* START Provided information *

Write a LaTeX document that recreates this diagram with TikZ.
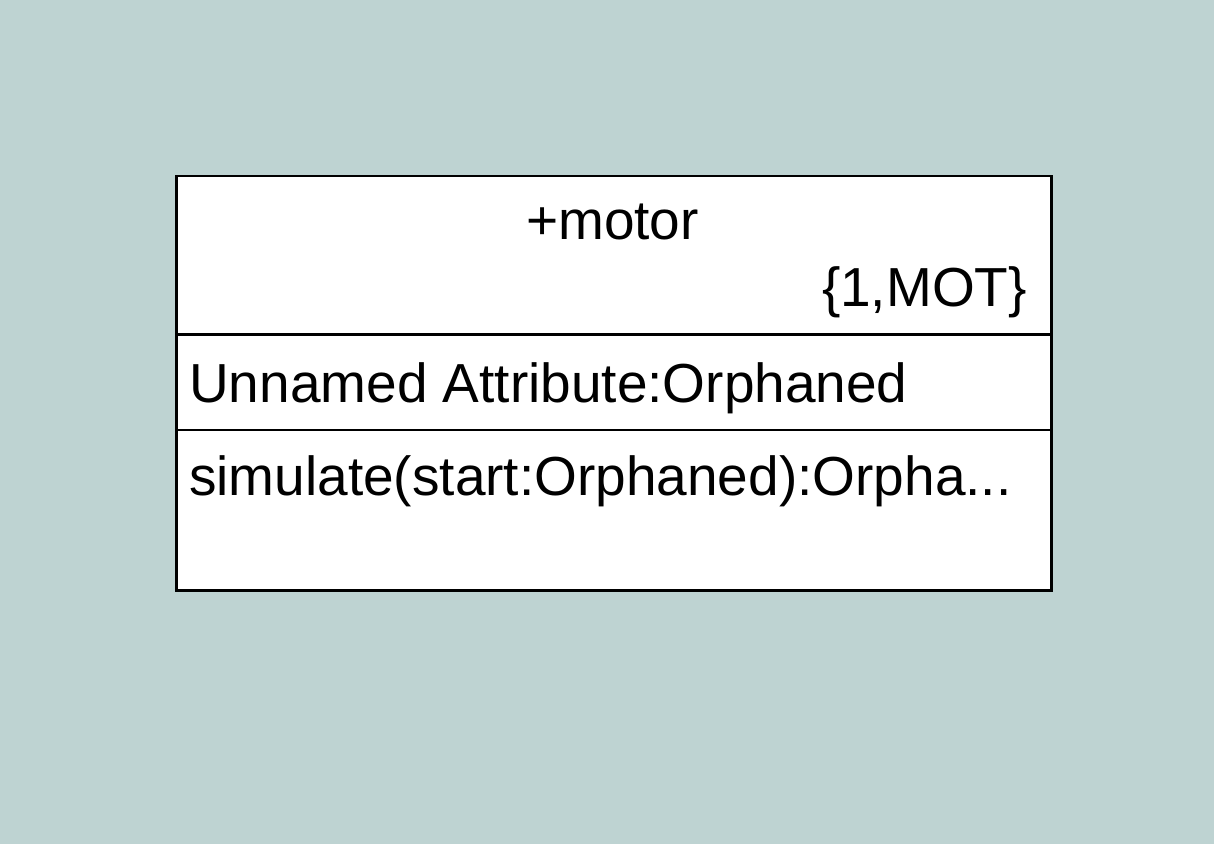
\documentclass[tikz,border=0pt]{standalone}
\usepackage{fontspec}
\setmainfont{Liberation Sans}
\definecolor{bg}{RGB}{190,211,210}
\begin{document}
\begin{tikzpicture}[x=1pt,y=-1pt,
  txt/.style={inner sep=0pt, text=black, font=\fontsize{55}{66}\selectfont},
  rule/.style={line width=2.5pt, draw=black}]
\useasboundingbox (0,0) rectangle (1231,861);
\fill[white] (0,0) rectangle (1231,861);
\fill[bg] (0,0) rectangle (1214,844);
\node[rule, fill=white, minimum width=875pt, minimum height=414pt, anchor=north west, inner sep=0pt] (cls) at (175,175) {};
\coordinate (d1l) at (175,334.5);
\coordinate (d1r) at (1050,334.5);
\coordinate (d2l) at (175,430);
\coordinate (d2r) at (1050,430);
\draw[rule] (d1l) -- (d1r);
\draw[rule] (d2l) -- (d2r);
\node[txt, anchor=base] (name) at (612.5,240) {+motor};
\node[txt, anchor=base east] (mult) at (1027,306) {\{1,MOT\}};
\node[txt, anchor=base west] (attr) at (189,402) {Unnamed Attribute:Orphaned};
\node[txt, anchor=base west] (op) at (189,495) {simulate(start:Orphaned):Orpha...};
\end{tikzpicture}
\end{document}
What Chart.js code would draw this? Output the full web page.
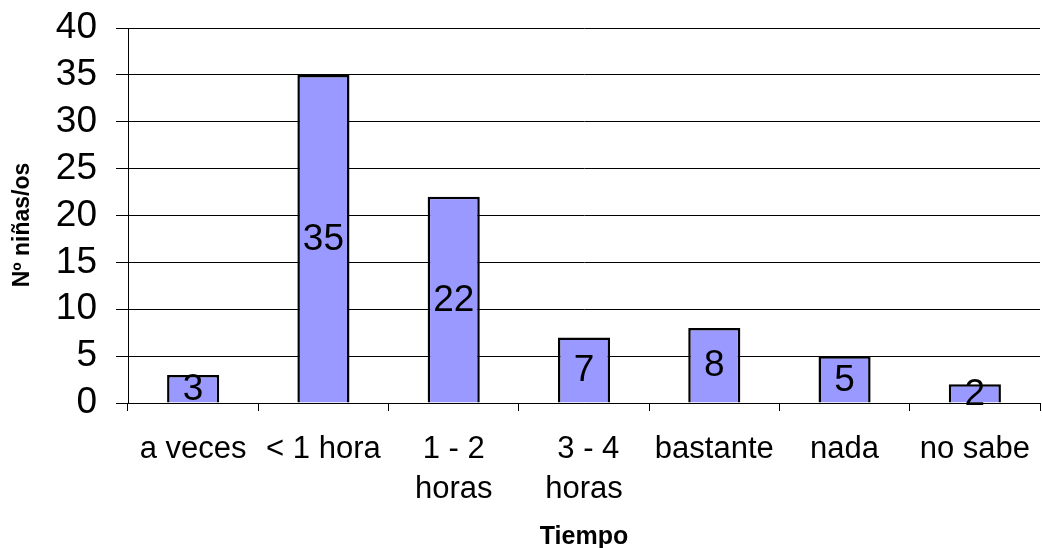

* END Provided information *

Transcribe the whole listing exactly. Pictures stay out of your copy.

Write a LaTeX document that recreates this diagram with TikZ.
\documentclass[tikz,border=0pt]{standalone}
\usepackage{fontspec}
\setmainfont{Liberation Sans}
\definecolor{bg}{RGB}{190,211,210}
\begin{document}
\begin{tikzpicture}[x=1pt,y=-1pt,
  txt/.style={inner sep=0pt, text=black, font=\fontsize{55}{66}\selectfont},
  rule/.style={line width=2.5pt, draw=black}]
\useasboundingbox (0,0) rectangle (1231,861);
\fill[white] (0,0) rectangle (1231,861);
\fill[bg] (0,0) rectangle (1214,844);
\node[rule, fill=white, minimum width=875pt, minimum height=414pt, anchor=north west, inner sep=0pt] (cls) at (175,175) {};
\coordinate (d1l) at (175,334.5);
\coordinate (d1r) at (1050,334.5);
\coordinate (d2l) at (175,430);
\coordinate (d2r) at (1050,430);
\draw[rule] (d1l) -- (d1r);
\draw[rule] (d2l) -- (d2r);
\node[txt, anchor=base] (name) at (612.5,240) {+motor};
\node[txt, anchor=base east] (mult) at (1027,306) {\{1,MOT\}};
\node[txt, anchor=base west] (attr) at (189,402) {Unnamed Attribute:Orphaned};
\node[txt, anchor=base west] (op) at (189,495) {simulate(start:Orphaned):Orpha...};
\end{tikzpicture}
\end{document}
What Chart.js code would draw this? Output the full web page.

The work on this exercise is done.